* _Exercise aim_
Reproduce, character for character, the lines below from the first through the one with "3, 1, 1, 4, 1]". Leave pictures out.

┏━━

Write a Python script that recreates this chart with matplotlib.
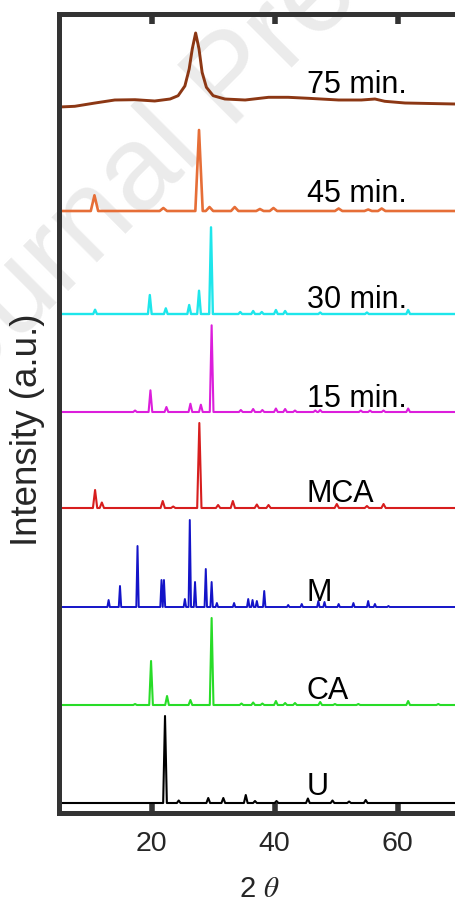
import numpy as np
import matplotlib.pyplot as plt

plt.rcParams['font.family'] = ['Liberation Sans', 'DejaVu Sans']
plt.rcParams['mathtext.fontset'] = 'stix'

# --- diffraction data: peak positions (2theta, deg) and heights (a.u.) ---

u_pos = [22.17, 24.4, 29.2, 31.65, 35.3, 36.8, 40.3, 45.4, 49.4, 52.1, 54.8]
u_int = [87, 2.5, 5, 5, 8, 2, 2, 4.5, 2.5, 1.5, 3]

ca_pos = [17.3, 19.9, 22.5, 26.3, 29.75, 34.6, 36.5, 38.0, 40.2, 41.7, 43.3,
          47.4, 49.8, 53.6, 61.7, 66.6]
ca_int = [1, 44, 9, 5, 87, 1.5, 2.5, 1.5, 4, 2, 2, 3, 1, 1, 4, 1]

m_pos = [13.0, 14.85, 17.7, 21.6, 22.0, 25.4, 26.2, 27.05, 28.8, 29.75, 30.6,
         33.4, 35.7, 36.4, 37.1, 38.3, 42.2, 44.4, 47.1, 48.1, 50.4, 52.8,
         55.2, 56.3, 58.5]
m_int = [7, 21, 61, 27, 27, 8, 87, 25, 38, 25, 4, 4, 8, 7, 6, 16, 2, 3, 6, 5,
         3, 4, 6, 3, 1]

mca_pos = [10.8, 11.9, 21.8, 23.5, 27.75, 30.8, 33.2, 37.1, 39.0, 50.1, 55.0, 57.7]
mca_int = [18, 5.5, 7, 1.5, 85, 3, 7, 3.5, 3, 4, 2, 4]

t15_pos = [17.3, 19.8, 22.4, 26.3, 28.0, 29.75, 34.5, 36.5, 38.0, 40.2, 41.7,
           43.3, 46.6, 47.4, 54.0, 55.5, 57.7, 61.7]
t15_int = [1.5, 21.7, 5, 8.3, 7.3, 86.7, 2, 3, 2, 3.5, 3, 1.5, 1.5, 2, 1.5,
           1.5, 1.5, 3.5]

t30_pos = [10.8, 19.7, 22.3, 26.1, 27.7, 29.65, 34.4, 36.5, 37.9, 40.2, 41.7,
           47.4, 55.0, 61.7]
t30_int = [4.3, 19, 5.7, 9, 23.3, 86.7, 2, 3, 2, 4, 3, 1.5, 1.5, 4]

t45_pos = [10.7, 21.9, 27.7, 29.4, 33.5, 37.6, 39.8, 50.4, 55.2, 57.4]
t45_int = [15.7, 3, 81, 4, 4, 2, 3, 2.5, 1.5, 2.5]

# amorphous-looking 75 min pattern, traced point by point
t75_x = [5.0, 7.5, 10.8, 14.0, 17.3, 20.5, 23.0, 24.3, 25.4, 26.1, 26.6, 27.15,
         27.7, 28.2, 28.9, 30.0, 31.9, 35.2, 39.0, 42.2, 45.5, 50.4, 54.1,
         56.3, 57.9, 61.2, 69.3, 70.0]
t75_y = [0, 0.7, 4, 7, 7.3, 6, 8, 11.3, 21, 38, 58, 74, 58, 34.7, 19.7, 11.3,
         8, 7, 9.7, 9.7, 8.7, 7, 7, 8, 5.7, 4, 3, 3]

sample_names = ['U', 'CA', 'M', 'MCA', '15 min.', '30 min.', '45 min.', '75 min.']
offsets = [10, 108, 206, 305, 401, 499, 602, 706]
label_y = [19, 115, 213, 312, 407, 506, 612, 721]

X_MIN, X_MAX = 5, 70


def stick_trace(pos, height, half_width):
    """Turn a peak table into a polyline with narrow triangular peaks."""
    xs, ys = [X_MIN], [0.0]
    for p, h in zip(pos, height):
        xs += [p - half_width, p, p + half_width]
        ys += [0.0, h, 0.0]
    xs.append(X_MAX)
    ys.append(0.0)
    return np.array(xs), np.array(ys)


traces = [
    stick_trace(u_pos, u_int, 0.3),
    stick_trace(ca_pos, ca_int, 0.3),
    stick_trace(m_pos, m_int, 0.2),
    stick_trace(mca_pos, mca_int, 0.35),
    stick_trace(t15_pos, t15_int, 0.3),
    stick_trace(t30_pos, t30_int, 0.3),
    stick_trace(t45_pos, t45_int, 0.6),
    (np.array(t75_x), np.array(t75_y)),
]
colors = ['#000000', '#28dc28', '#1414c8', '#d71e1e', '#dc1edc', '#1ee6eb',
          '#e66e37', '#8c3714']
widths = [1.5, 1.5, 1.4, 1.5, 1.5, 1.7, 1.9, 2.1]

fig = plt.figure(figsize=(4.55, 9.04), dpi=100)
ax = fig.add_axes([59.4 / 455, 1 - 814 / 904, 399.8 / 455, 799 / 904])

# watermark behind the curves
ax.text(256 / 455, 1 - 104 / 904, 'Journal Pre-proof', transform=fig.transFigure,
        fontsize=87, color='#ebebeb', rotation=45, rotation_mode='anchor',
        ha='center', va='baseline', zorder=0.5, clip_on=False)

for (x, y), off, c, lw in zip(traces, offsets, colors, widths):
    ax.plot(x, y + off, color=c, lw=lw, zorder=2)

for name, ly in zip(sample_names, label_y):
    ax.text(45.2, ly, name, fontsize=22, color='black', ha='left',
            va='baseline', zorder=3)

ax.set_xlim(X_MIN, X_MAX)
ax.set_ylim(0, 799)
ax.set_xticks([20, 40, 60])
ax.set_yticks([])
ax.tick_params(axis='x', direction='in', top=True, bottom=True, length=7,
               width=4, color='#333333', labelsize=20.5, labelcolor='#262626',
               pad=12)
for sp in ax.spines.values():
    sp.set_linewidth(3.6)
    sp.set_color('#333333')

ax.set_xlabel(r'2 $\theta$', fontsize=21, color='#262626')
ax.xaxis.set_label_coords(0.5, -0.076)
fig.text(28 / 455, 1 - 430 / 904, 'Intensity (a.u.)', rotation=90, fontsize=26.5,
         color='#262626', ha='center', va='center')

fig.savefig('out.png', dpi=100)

┗━━

* _Solved problem_
Write a Python script that recreates this chart with matplotlib.
import numpy as np
import matplotlib.pyplot as plt

plt.rcParams['font.family'] = ['Liberation Sans', 'DejaVu Sans']
plt.rcParams['mathtext.fontset'] = 'stix'

# --- diffraction data: peak positions (2theta, deg) and heights (a.u.) ---

u_pos = [22.17, 24.4, 29.2, 31.65, 35.3, 36.8, 40.3, 45.4, 49.4, 52.1, 54.8]
u_int = [87, 2.5, 5, 5, 8, 2, 2, 4.5, 2.5, 1.5, 3]

ca_pos = [17.3, 19.9, 22.5, 26.3, 29.75, 34.6, 36.5, 38.0, 40.2, 41.7, 43.3,
          47.4, 49.8, 53.6, 61.7, 66.6]
ca_int = [1, 44, 9, 5, 87, 1.5, 2.5, 1.5, 4, 2, 2, 3, 1, 1, 4, 1]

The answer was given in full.